La investigación de Fiscalía sobre las denuncias contra Gustavo Penadés le prestó un gran servicio a la sociedad. No sólo se reunió evidencia contundente sobre delitos sexuales graves de quien era un senador clave del oficialismo, sino que además se logró desmontar una trama de complicidades para favorecerlo en el proceso judicial, con utilización ilegal de recursos estatales.

En esa trama desempeñó un papel central el comisario Carlos Taroco, que era director del Comcar y de la Oficina de Información Táctica del Instituto Nacional de Rehabilitación, hoy condenado a tres años de penitenciaría con inhabilitación para ejercer cargos públicos.

Las primeras informaciones indicaron que realizó tareas parapoliciales de inteligencia sobre denunciantes y testigos, con miras a construir un relato falso acerca de su coordinación para perjudicar a Penadés, pero esta semana trascendió que los delitos fueron bastante más allá. Taroco utilizó su autoridad institucional para trasladar y presionar a personas privadas de libertad que habían sido o podían haber sido víctimas, y para ofrecerles y otorgarles beneficios, incluso mediante la falsificación de documentos, a quienes accedieran a testificar como le convenía al hoy exsenador.

El oficialismo ha intentado reducir daños alegando que Fiscalía contó con el auxilio de “buenos policías” para descubrir estas maniobras, pero el bochorno es grande y alarma, por encima incluso de las responsabilidades políticas que sin duda existen. Y no se trata, por cierto, de un episodio aislado.

La investigación sobre el caso Astesiano reveló otras tramas de complicidades para delinquir, con uso indebido de cámaras de vigilancia, sistemas informáticos y datos privados. La sucesión de víctimas abarcó desde senadores de la República a liceales y docentes, pasando entre otras personas por el presidente del PIT-CNT, una denunciante de violación, un exdirector nacional de Policía y la esposa del presidente Luis Lacalle Pou. Astesiano también movió sus influencias en la Policía para venderles servicios bajo cuerda a empresas privadas, dejar sin efecto multas, resolver problemas familiares y presionar en un tablado cercano a su casa que le molestaba.

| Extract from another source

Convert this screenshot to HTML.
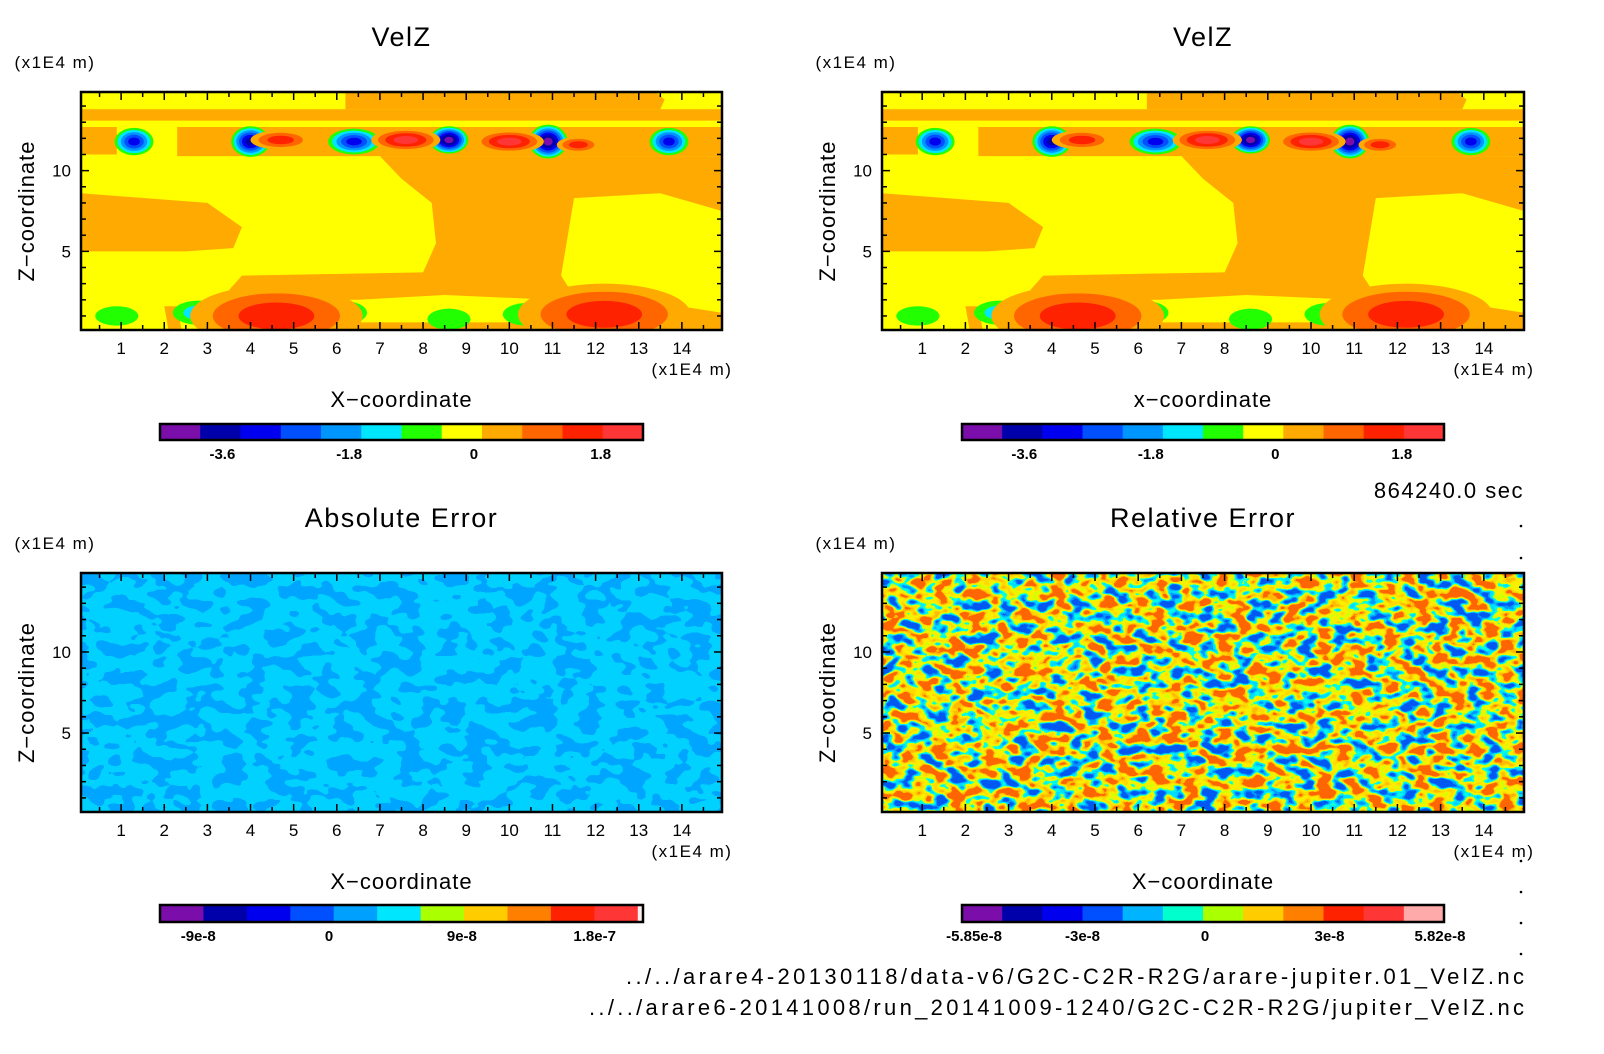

En el aún oscuro caso del otorgamiento de un pasaporte al narcotraficante Sebastián Marset persisten importantes sospechas de corrupción en el Ministerio del Interior.

Hay buenos policías, pero resulta escalofriante la disponibilidad de los malos para realizar tareas ilícitas, ya sea por dinero u otros beneficios, por afinidades ideológicas y lealtades partidarias mal entendidas, por la verticalidad institucional peor entendida o por una combinación de estos motivos inaceptables. Algo tendrá que ver con esto la restauración, al comienzo del actual gobierno, de viejos jerarcas que en más de un caso tenían antecedentes turbios.

El caso Penadés no sólo nos ha dejado enseñanzas que es imperioso tener en cuenta sobre los mantos de silencio e impunidad que amparan el abuso sexual, sino también sobre la necesidad de un profundo saneamiento de la institución policial.